A.B. Med. Servs., PLLC v American Tr. Ins. Co., 2012 NY Slip Op 50076(U)(App. Term 2d Dept. 2012)
This case in many ways represents the shuffelling of too many papers. There is an interesting take from this case:
“The District Court granted leave to renew based on plaintiffs’ purported “new facts.” However, the “new facts” offered in support of renewal were in the form of a letter from plaintiffs’ counsel to the Board, requesting that the Board schedule a hearing pursuant to the District Court’s July 21, 2008 order, and a letter from the Board’s General Counsel to plaintiffs’ counsel which was not responsive to plaintiffs’ counsel’s letter, did not refer to the instant case, and, in fact, referred to a different letter from plaintiffs’ counsel. There was nothing in plaintiffs’ submissions to indicate any personal knowledge that a proper application for workers’ compensation benefits had been made by plaintiffs’ assignor, or that the Board had actually rejected such application.
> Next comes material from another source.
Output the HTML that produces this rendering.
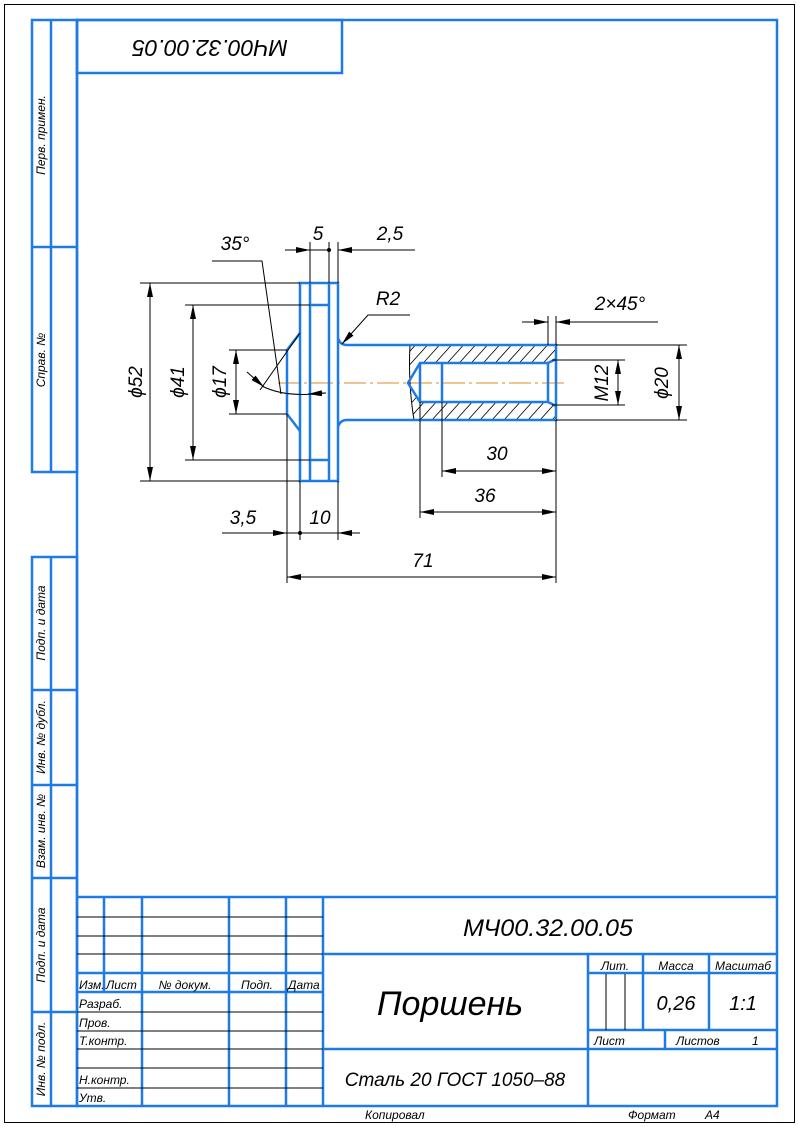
<!DOCTYPE html>
<html><head><meta charset="utf-8"><style>
html,body{margin:0;padding:0;background:#fff;}
svg{display:block;}
text{font-family:"Liberation Sans","DejaVu Sans",sans-serif;font-style:italic;fill:#000;}
</style></head><body>
<svg width="798" height="1127" viewBox="0 0 798 1127" xmlns="http://www.w3.org/2000/svg">
<defs>
<marker id="a" viewBox="0 0 14 6" refX="14" refY="3" markerWidth="14" markerHeight="6" markerUnits="userSpaceOnUse" orient="auto">
<path d="M0,0 L14,3 L0,6 Z" fill="#000"/></marker>
<marker id="as" viewBox="0 0 14 6" refX="14" refY="3" markerWidth="14" markerHeight="6" markerUnits="userSpaceOnUse" orient="auto-start-reverse">
<path d="M0,0 L14,3 L0,6 Z" fill="#000"/></marker>
<clipPath id="hc"><path d="M410,345 L556,345 L556,420 L414,420 Q408,383 410,345 Z M420,363 L548,363 L556,359 L556,406 L548,402 L420,402 L408,383 Z" clip-rule="evenodd"/></clipPath>
</defs>
<rect x="4.5" y="4.5" width="790" height="1118" fill="none" stroke="#000" stroke-width="1"/>
<g fill="none" stroke="#1e7be6" stroke-width="2.5">
<rect x="77" y="20" width="700" height="1086"/>
<rect x="32" y="20" width="45" height="452"/>
<line x1="51" y1="20" x2="51" y2="472"/>
<line x1="32" y1="247" x2="77" y2="247"/>
<rect x="32" y="557" width="45" height="549"/>
<line x1="51" y1="557" x2="51" y2="1106"/>
<line x1="32" y1="690" x2="77" y2="690"/>
<line x1="32" y1="785" x2="77" y2="785"/>
<line x1="32" y1="878" x2="77" y2="878"/>
<line x1="32" y1="1012" x2="77" y2="1012"/>
<rect x="77" y="20" width="265" height="53"/>
<line x1="77" y1="897" x2="777" y2="897"/>
<line x1="77" y1="973" x2="323" y2="973"/>
<line x1="77" y1="992" x2="323" y2="992"/>
<line x1="104" y1="897" x2="104" y2="992"/>
<line x1="142" y1="897" x2="142" y2="1106"/>
<line x1="229" y1="897" x2="229" y2="1106"/>
<line x1="286" y1="897" x2="286" y2="1106"/>
<line x1="323" y1="897" x2="323" y2="1106"/>
<line x1="323" y1="954" x2="777" y2="954"/>
<line x1="323" y1="1049" x2="777" y2="1049"/>
<line x1="588" y1="954" x2="588" y2="1106"/>
<line x1="588" y1="973" x2="777" y2="973"/>
<line x1="588" y1="1030" x2="777" y2="1030"/>
<line x1="643" y1="954" x2="643" y2="1030"/>
<line x1="709" y1="954" x2="709" y2="1030"/>
<line x1="665" y1="1030" x2="665" y2="1049"/>
</g>
<g stroke="#000" stroke-width="1">
<line x1="77" y1="917" x2="323" y2="917"/>
<line x1="77" y1="936" x2="323" y2="936"/>
<line x1="77" y1="954" x2="323" y2="954"/>
<line x1="77" y1="1012" x2="323" y2="1012"/>
<line x1="77" y1="1031" x2="323" y2="1031"/>
<line x1="77" y1="1049" x2="323" y2="1049"/>
<line x1="77" y1="1068" x2="323" y2="1068"/>
<line x1="77" y1="1088" x2="323" y2="1088"/>
<line x1="606" y1="974" x2="606" y2="1030"/>
<line x1="625" y1="974" x2="625" y2="1030"/>
</g>
<g font-size="12">
<text transform="translate(45,135) rotate(-90)" text-anchor="middle">Перв. примен.</text>
<text transform="translate(45,360) rotate(-90)" text-anchor="middle">Справ. №</text>
<text transform="translate(45,623) rotate(-90)" text-anchor="middle">Подп. и дата</text>
<text transform="translate(45,737) rotate(-90)" text-anchor="middle">Инв. № дубл.</text>
<text transform="translate(45,831) rotate(-90)" text-anchor="middle">Взам. инв. №</text>
<text transform="translate(45,945) rotate(-90)" text-anchor="middle">Подп. и дата</text>
<text transform="translate(45,1059) rotate(-90)" text-anchor="middle">Инв. № подл.</text>
</g>
<text transform="translate(210,40) rotate(180)" text-anchor="middle" font-size="23">МЧ00.32.00.05</text>
<g font-size="12">
<text x="79" y="989">Изм.</text><text x="106" y="989">Лист</text>
<text x="185" y="989" text-anchor="middle">№ докум.</text>
<text x="257" y="989" text-anchor="middle">Подп.</text>
<text x="288" y="989">Дата</text>
<text x="79" y="1008">Разраб.</text>
<text x="79" y="1027">Пров.</text>
<text x="79" y="1045">Т.контр.</text>
<text x="79" y="1084">Н.контр.</text>
<text x="79" y="1102">Утв.</text>
<text x="615" y="970" text-anchor="middle">Лит.</text>
<text x="676" y="970" text-anchor="middle">Масса</text>
<text x="743" y="970" text-anchor="middle">Масштаб</text>
<text x="594" y="1045">Лист</text>
<text x="676" y="1045">Листов</text>
<text x="752" y="1045">1</text>
<text x="365" y="1119">Копировал</text>
<text x="628" y="1119">Формат</text>
<text x="705" y="1119">А4</text>
</g>
<text x="676" y="1010" font-size="20" text-anchor="middle">0,26</text>
<text x="743" y="1010" font-size="20" text-anchor="middle">1:1</text>
<text x="548" y="936" font-size="24" text-anchor="middle" textLength="170" lengthAdjust="spacingAndGlyphs">МЧ00.32.00.05</text>
<text x="450" y="1015" font-size="34" text-anchor="middle">Поршень</text>
<text x="455" y="1086" font-size="19" text-anchor="middle">Сталь 20  ГОСТ 1050–88</text>

<line x1="278" y1="383" x2="566" y2="383" stroke="#e08a20" stroke-width="1" stroke-dasharray="22,4,3,4"/>
<g clip-path="url(#hc)" stroke="#000" stroke-width="0.8">
<path d="M318,440 l90,-100 M330,440 l90,-100 M342,440 l90,-100 M354,440 l90,-100 M366,440 l90,-100 M378,440 l90,-100 M390,440 l90,-100 M402,440 l90,-100 M414,440 l90,-100 M426,440 l90,-100 M438,440 l90,-100 M450,440 l90,-100 M462,440 l90,-100 M474,440 l90,-100 M486,440 l90,-100 M498,440 l90,-100 M510,440 l90,-100 M522,440 l90,-100 M534,440 l90,-100 M546,440 l90,-100"/>
</g>
<path d="M410,345 Q408,383 414,420" fill="none" stroke="#000" stroke-width="1"/>
<g fill="none" stroke="#1e7be6" stroke-width="2.5">
<rect x="300" y="283" width="38" height="198"/>
<line x1="310" y1="283" x2="310" y2="481"/>
<line x1="329" y1="283" x2="329" y2="481"/>
<line x1="310" y1="305" x2="329" y2="305"/>
<line x1="310" y1="460" x2="329" y2="460"/>
<path d="M300,333 L287,350 L287,414 L300,431"/>
<path d="M338,338 Q340,345 347,345 L556,345 L556,420 L347,420 Q340,420 338,427"/>
<path d="M556,359 L548,363 L420,363 L408,383 L420,402 L548,402 L556,406"/>
<line x1="420" y1="363" x2="420" y2="402"/>
<line x1="442" y1="363" x2="442" y2="402"/>
<line x1="548" y1="363" x2="548" y2="402"/>
</g>
<g stroke="#000" stroke-width="1" fill="none">
<line x1="140" y1="283" x2="300" y2="283"/><line x1="140" y1="481" x2="300" y2="481"/>
<line x1="150" y1="283" x2="150" y2="481" marker-start="url(#as)" marker-end="url(#a)"/>
<line x1="185" y1="305" x2="310" y2="305"/><line x1="185" y1="460" x2="310" y2="460"/>
<line x1="193" y1="305" x2="193" y2="460" marker-start="url(#as)" marker-end="url(#a)"/>
<line x1="229" y1="350" x2="287" y2="350"/><line x1="229" y1="414" x2="287" y2="414"/>
<line x1="236" y1="350" x2="236" y2="414" marker-start="url(#as)" marker-end="url(#a)"/>
<line x1="310" y1="283" x2="310" y2="242"/><line x1="329" y1="283" x2="329" y2="242"/><line x1="338" y1="283" x2="338" y2="242"/>
<line x1="285" y1="250" x2="310" y2="250" marker-end="url(#a)"/>
<line x1="310" y1="250" x2="329" y2="250"/>
<line x1="415" y1="250" x2="338" y2="250" marker-end="url(#a)"/>
<circle cx="329" cy="250" r="1.5" fill="#000"/>
<path d="M212,261 L262,261 L281,394"/>
<line x1="300" y1="333" x2="260" y2="390"/>
<path d="M262,386 Q285,398 325,393"/>
<line x1="247" y1="372" x2="264" y2="387" marker-end="url(#a)"/>
<line x1="326" y1="393" x2="308" y2="394" marker-end="url(#a)"/>
<path d="M410,315 L368,315 L342,344" marker-end="url(#a)"/>
<line x1="548" y1="345" x2="548" y2="316"/><line x1="556" y1="345" x2="556" y2="316"/>
<line x1="522" y1="322" x2="548" y2="322" marker-end="url(#a)"/>
<line x1="658" y1="322" x2="556" y2="322" marker-end="url(#a)"/>
<line x1="552" y1="360" x2="625" y2="360"/><line x1="552" y1="405" x2="625" y2="405"/>
<line x1="618" y1="360" x2="618" y2="405" marker-start="url(#as)" marker-end="url(#a)"/>
<line x1="556" y1="345" x2="687" y2="345"/><line x1="556" y1="420" x2="687" y2="420"/>
<line x1="679" y1="345" x2="679" y2="420" marker-start="url(#as)" marker-end="url(#a)"/>
<line x1="442" y1="402" x2="442" y2="477"/>
<line x1="420" y1="402" x2="420" y2="518"/>
<line x1="556" y1="420" x2="556" y2="583"/>
<line x1="442" y1="471" x2="556" y2="471" marker-start="url(#as)" marker-end="url(#a)"/>
<line x1="420" y1="512" x2="556" y2="512" marker-start="url(#as)" marker-end="url(#a)"/>
<line x1="287" y1="414" x2="287" y2="583"/>
<line x1="300" y1="481" x2="300" y2="540"/>
<line x1="338" y1="481" x2="338" y2="540"/>
<line x1="222" y1="533" x2="287" y2="533" marker-end="url(#a)"/>
<line x1="287" y1="533" x2="338" y2="533"/>
<line x1="360" y1="533" x2="338" y2="533" marker-end="url(#a)"/>
<circle cx="300" cy="533" r="1.5" fill="#000"/>
<line x1="287" y1="577" x2="556" y2="577" marker-start="url(#as)" marker-end="url(#a)"/>
</g>
<g font-size="19">
<text x="318" y="240" text-anchor="middle">5</text>
<text x="390" y="240" text-anchor="middle">2,5</text>
<text x="235" y="250" text-anchor="middle">35°</text>
<text x="388" y="305" text-anchor="middle">R2</text>
<text x="620" y="310" text-anchor="middle">2×45°</text>
<text transform="translate(142,382) rotate(-90)" text-anchor="middle">ϕ52</text>
<text transform="translate(184,382) rotate(-90)" text-anchor="middle">ϕ41</text>
<text transform="translate(226,382) rotate(-90)" text-anchor="middle">ϕ17</text>
<text transform="translate(608,383) rotate(-90)" text-anchor="middle">M12</text>
<text transform="translate(668,383) rotate(-90)" text-anchor="middle">ϕ20</text>
<text x="497" y="460" text-anchor="middle">30</text>
<text x="485" y="502" text-anchor="middle">36</text>
<text x="243" y="524" text-anchor="middle">3,5</text>
<text x="320" y="524" text-anchor="middle">10</text>
<text x="423" y="567" text-anchor="middle">71</text>
</g>
</svg>
</body></html>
Accordingly, leave to renew should have been denied, and the District Court improvidently exercised its discretion in granting plaintiffs’ motion.”
Perhaps this is nothing earth shattering. But, what I find interesting is that the Court has now laid out a road map of what is necessary to comply with the “prompt application” requirement that the Appellate Term has laid out.